So, today's list is a few things I miss. As with all of the Friday lists, this is not complete, there is no particular order and I reserve the right to add to, take away or amend items at any time. Check out my list and then make your own. You could even use some time this weekend to bore your children or some friends with your list. I'm hoping to use mine for a couple of pleasant day dreams (and then I'll go over it again with my kids).
THINGS I MISS:
- Screen doors on houses (that are missing the paint right around the handle) and squeak a little bit and make a loud bang when they are let go.
- Cabooses. Apparently they held no real importance, but they meant a lot to me. They helped make sense of things and helped us all know that things were in order.
- Footies with balls on the back and white Adidas with royal blue stripes.

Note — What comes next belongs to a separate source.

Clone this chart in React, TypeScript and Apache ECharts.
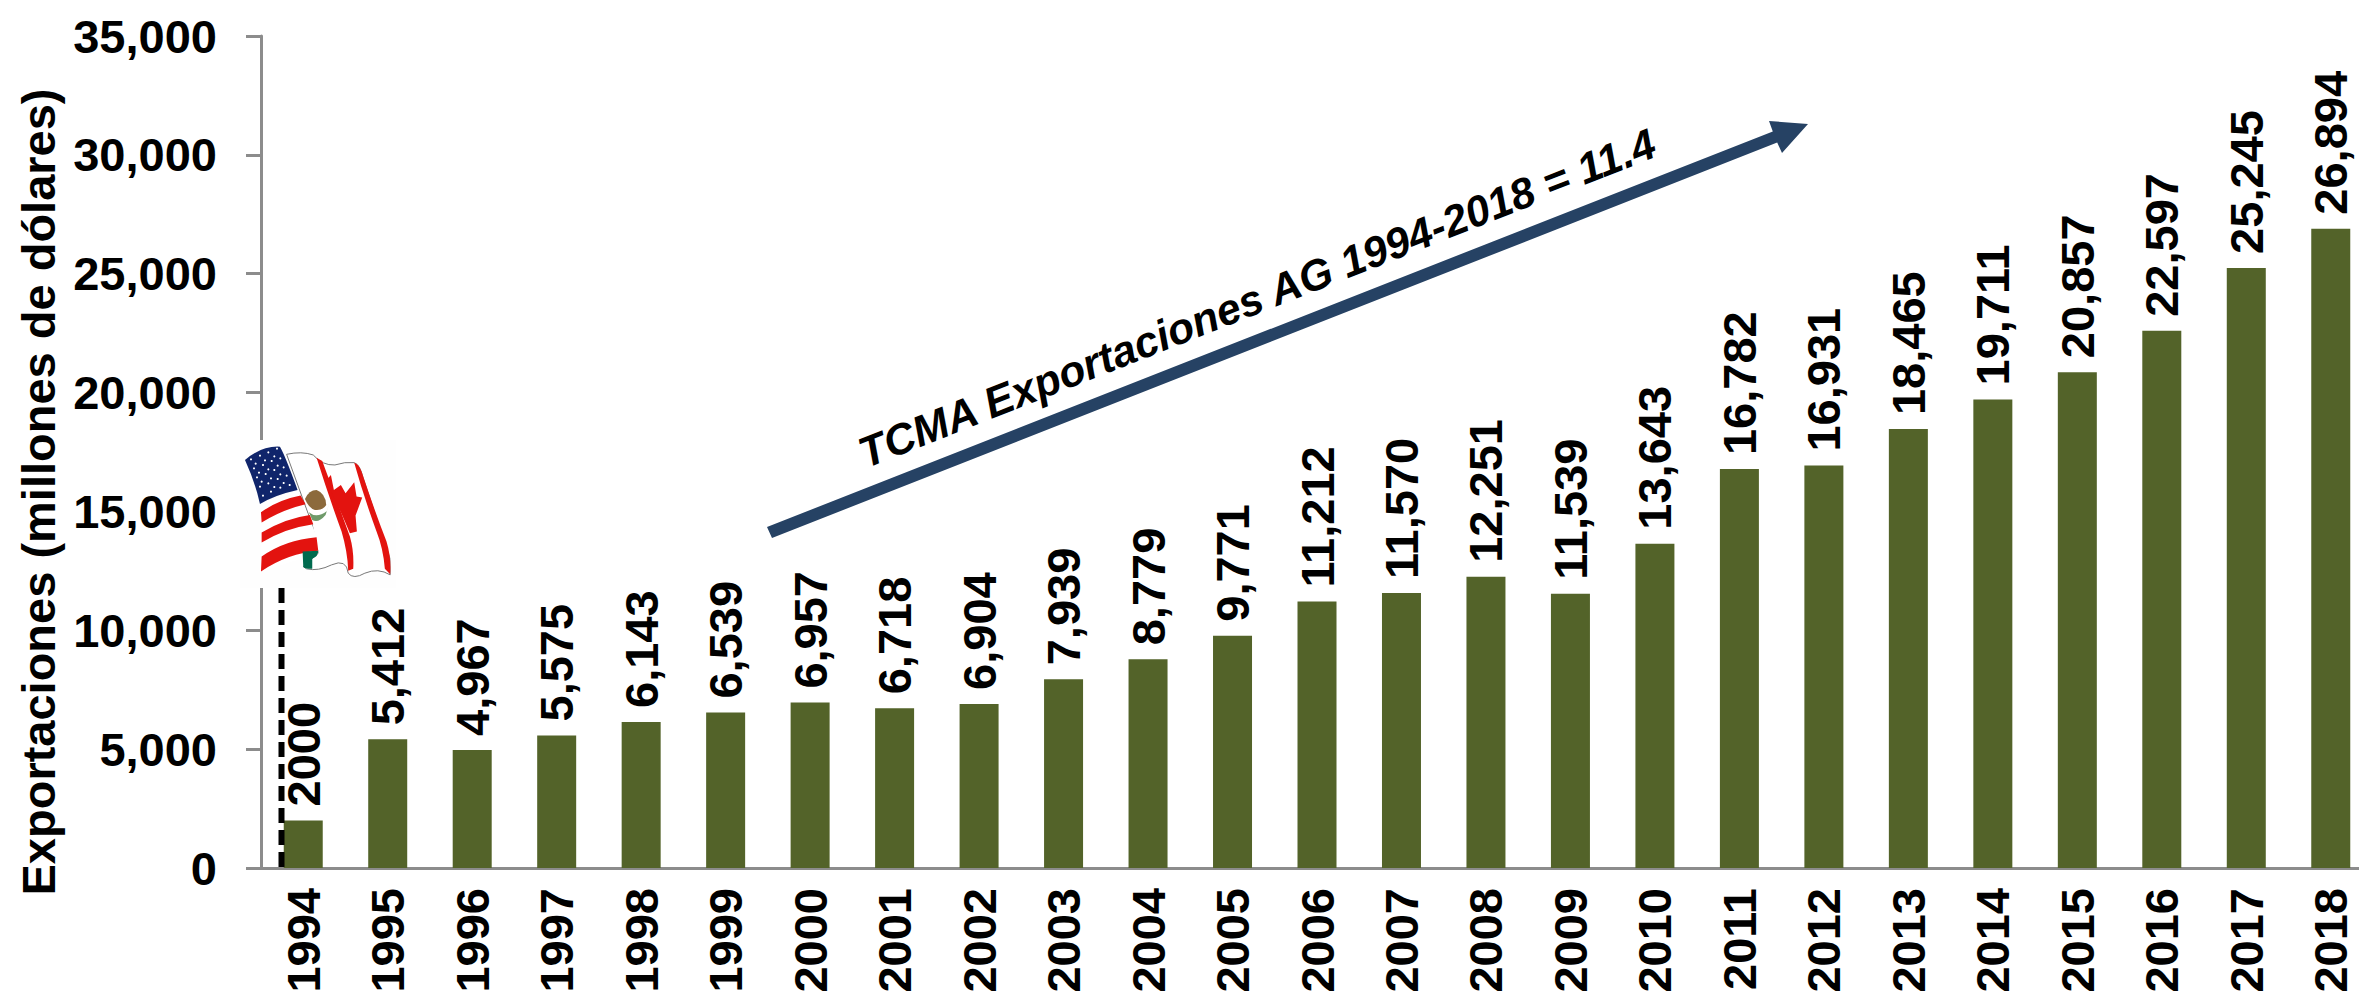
import React, { useEffect, useRef } from "react";
import * as echarts from "echarts";

const years = ["1994","1995","1996","1997","1998","1999","2000","2001","2002","2003","2004","2005","2006","2007","2008","2009","2010","2011","2012","2013","2014","2015","2016","2017","2018"];
const exportsValues = [2000,5412,4967,5575,6143,6539,6957,6718,6904,7939,8779,9771,11212,11570,12251,11539,13643,16782,16931,18465,19711,20857,22597,25245,26894];
const barLabels = ["2000","5,412","4,967","5,575","6,143","6,539","6,957","6,718","6,904","7,939","8,779","9,771","11,212","11,570","12,251","11,539","13,643","16,782","16,931","18,465","19,711","20,857","22,597","25,245","26,894"];
const yAxisTitle = "Exportaciones (millones de dólares)";
const arrowText = "TCMA Exportaciones AG 1994-2018 = 11.4";

const FONT = '"Liberation Sans", Arial, sans-serif';

const flagShapes: [string, string, string?][] = [
  ["flagBody", "M155 88 Q200 78 235 90 Q262 122 300 120 Q330 110 358 113 Q375 118 385 160 L465 400 L466 450 Q430 428 390 445 Q355 465 340 445 Q335 400 290 420 Q250 440 215 432 L205 425 L250 385 L232 300 Z", "#ffffff"],
  ["flagCanada1", "M245 98 L262 108 Q300 210 345 335 Q358 380 355 432 L340 438 Q338 380 320 320 Q280 210 245 98 Z", "#e3130f"],
  ["flagCanada2", "M358 113 Q372 116 380 140 Q420 260 455 350 Q470 400 466 448 L450 432 Q445 370 425 320 Q385 210 358 113 Z", "#e3130f"],
  ["flagLeaf", "M288 150 L297 195 L318 180 L332 205 L358 172 L365 215 L382 218 L362 272 L366 320 L345 325 Q310 240 272 168 Z", "#e3130f"],
  ["flagWhite", "M75 237 L188 195 L250 345 L250 385 L78 440 Z", "#ffffff"],
  ["flagBlue", "M30 105 Q80 62 135 65 Q150 90 188 195 Q120 210 75 237 Q60 170 30 105 Z", "#10256b"],
  ["flagRed1", "M78 262 Q130 225 197 212 L212 238 Q140 255 80 293 Z", "#e3130f"],
  ["flagRed2", "M80 323 Q150 280 225 270 L235 298 Q150 310 80 353 Z", "#e3130f"],
  ["flagRed3", "M80 395 Q150 345 245 337 L250 378 Q160 385 78 440 Z", "#e3130f"],
  ["flagGreen", "M203 380 L250 378 Q250 395 232 402 L232 432 Q205 432 205 425 Z", "#006a4e"],
  ["flagEagle", "M210 222 Q222 195 245 195 Q272 205 274 240 Q262 258 240 255 Q222 250 210 222 Z", "#8c6a3c"],
  ["flagWreath", "M222 262 Q245 282 276 258 L284 232 L272 270 Q250 296 232 285 Z", "#6f9a6a"],
];
flagShapes.forEach(([name, d]) => {
  echarts.graphic.registerShape(name, echarts.graphic.extendPath(d, {}));
});

const starRows: [number, number][] = [
  [48,103],[75,92],[100,82],[126,71],
  [57,130],[84,120],[110,108],[136,100],
  [66,157],[92,147],[118,135],[146,127],
  [75,185],[100,175],[128,162],[155,152],
  [84,212],[108,200],[136,188],[164,180],
  [62,116],[90,106],[118,94],[72,143],[100,133],[128,122],
  [80,170],[108,160],[136,148],[118,186],[146,174],
];

function App() {
  const ref = useRef<HTMLDivElement>(null);
  useEffect(() => {
    const chart = echarts.init(ref.current!, undefined, { renderer: "svg" });
    const flagGraphics: any[] = [
      { type: "rect", x: 240, y: 440, shape: { width: 156, height: 148 }, style: { fill: "#fefefe" }, z: 20 },
      ...flagShapes.map(([name, , fill]) => ({
        type: name, x: 235, y: 425, scaleX: 1 / 3, scaleY: 1 / 3, z: 21,
        style: { fill, stroke: name === "flagBody" ? "#777777" : undefined, lineWidth: name === "flagBody" ? 3 : 0 },
      })),
      ...starRows.map(([cx, cy]) => ({
        type: "circle", x: 235 + cx / 3, y: 425 + cy / 3, shape: { r: 1.05 }, style: { fill: "#ffffff" }, z: 22,
      })),
    ];
    chart.setOption({
      animation: false,
      backgroundColor: "#ffffff",
      textStyle: { fontFamily: FONT },
      grid: { left: 261, top: 36, width: 2112, height: 832, containLabel: false, outerBoundsMode: "none" },
      xAxis: {
        type: "category",
        data: years,
        axisLine: { lineStyle: { color: "#8c8c8c", width: 3 } },
        axisTick: { show: false },
        axisLabel: { rotate: 90, interval: 0, color: "#000", fontFamily: FONT, fontWeight: "bold", fontSize: 47, margin: 20 },
      },
      yAxis: {
        type: "value",
        min: 0,
        max: 35000,
        interval: 5000,
        name: yAxisTitle,
        nameLocation: "middle",
        nameGap: 199,
        nameTextStyle: { color: "#000", fontFamily: FONT, fontWeight: "bold", fontSize: 47, padding: [0, 80, 0, 0] },
        splitLine: { show: false },
        axisLine: { show: true, lineStyle: { color: "#8c8c8c", width: 3 } },
        axisTick: { show: true, length: 15, lineStyle: { color: "#8c8c8c", width: 3 } },
        axisLabel: {
          color: "#000", fontFamily: FONT, fontWeight: "bold", fontSize: 47, margin: 44,
          formatter: (v: number) => v.toLocaleString("en-US"),
        },
      },
      series: [
        {
          type: "bar",
          data: exportsValues,
          barWidth: 39,
          itemStyle: { color: "#536329" },
          label: {
            show: true,
            position: "top",
            rotate: 90,
            align: "left",
            verticalAlign: "middle",
            distance: 14,
            color: "#000",
            fontFamily: FONT,
            fontWeight: "bold",
            fontSize: 47,
            formatter: (p: any) => barLabels[p.dataIndex],
          },
        },
      ],
      graphic: [
        {
          type: "line", z: 19,
          shape: { x1: 281.5, y1: 588, x2: 281.5, y2: 868 },
          style: { stroke: "#000", lineWidth: 6, lineDash: [15, 7] },
        },
        {
          type: "polygon", z: 15,
          shape: { points: [[767,527],[1772.8,131.4],[1769,121],[1808,124],[1782,153],[1777.2,142.6],[772,538]] },
          style: { fill: "#264264" },
        },
        {
          type: "text", z: 16, x: 1257, y: 298, rotation: (21.5 * Math.PI) / 180,
          style: {
            text: arrowText, fill: "#000", align: "center", verticalAlign: "middle",
            font: `italic bold 43px ${FONT}`,
          },
        },
        ...flagGraphics,
      ],
    });
    return () => chart.dispose();
  }, []);
  return <div ref={ref} style={{ position: "fixed", left: 0, top: 0, width: 2359, height: 993 }} />;
}

export default App;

- Eating fruit at the 'right' times. I liked it when it was special to eat a watermelon, a peach or a tomato and you had to eat them when they were grown. I know in my heart that I haven't tasted as good a piece of fruit in my adulthood as I tasted in my childhood. It has been suggested that perhaps I am remembering it with fondness, recalling other feelings that went along with the eating of the fruit. No way - they tasted better. I hate to sound like Andy Rooney, but I'm just right about this.
- The little corner booths in the front of Pizza Huts. If you don't know what I'm talking about, my thoughts are with you. I'm sorry, but you haven't truly lived. I can think of nothing that feels quite like getting to the Pizza Hut and realizing that one of the two booths was open and you and your sister were going to get it - nothing. There wasn't a ton of wiggle room, but the pizza definitely tasted better in that spot. It did.
- Strumming a tennis racket and singing along, while performing a rousing rendition of "Crazy Horses" by the Osmond Brothers. Guitar Hero? Whatever.
- Going to people's houses and looking up on top of their refrigerator and seeing that shiny cool Charles Chips tin. What happened to those?
- Those nice men (usually there was one in each church or sitting by the door at a gas station) who gave you a nickel or a dime or a quarter. I think some of them gave away a piece of hard candy. They were nice and said, "Here, get you something nice with this." Somehow, they weren't creepy and everybody loved them. They were always prepared; and lots of times, you could hear the coins jingling when they reached into the pocket. Some of them had side talents to go along with the gift, like talking like a duck or pulling the coin out of your ear or repeating long tongue twisters.
- The slide at "Wheeler Park" in Douglas, Georgia (where my grandparents lived). It was at least five million four thousand two hundred and thirty six feet high and was undoubtedly the coolest piece of play equipment ever invented. I count myself among the few, the proud, the privileged ones that got to spend afternoons on that skyscraping edifice before sensibility came into play. If there was a slide like that today, I'm afraid I would see children harnessed to their mothers and being brought down slowly, one child per two minute period. Never will there be a cooler thing. If I knew where that slide was, I believe I'd buy it and put it in my yard as art. And if it has been melted down for the metal, I hope I never find out about it.
- Walking home from school. I did not walk home from school uphill both ways in the snow. I did not carry a tuba. I just headed out of the back of Gaines School, loitered a bit on the playground, met with other kids, cut through the woods that went from the road behind the school to our neighborhood and meandered along home. Ponderosa Drive was a long, winding hill and what started as a loose gang of twenty or so kids, eventually wound down to just a few. Sometimes we laughed and talked. Sometimes one person was mad at another. One time we saw a dog get hit in front of the Tumlin's and helped wait with the injured dog until a vet arrived. Sometimes we might stop at someone else's house to look at something or have a snack or watch tv and sometimes we might just walk straight home. No parents were involved. No worried grown ups watched us from behind trees; we just walked along. We were learning about what to do on our own. I guess we must have had to hurry some times, but I can't remember that. It all seemed kind of slow. I'm thankful, and I wish my kids got to do it, too.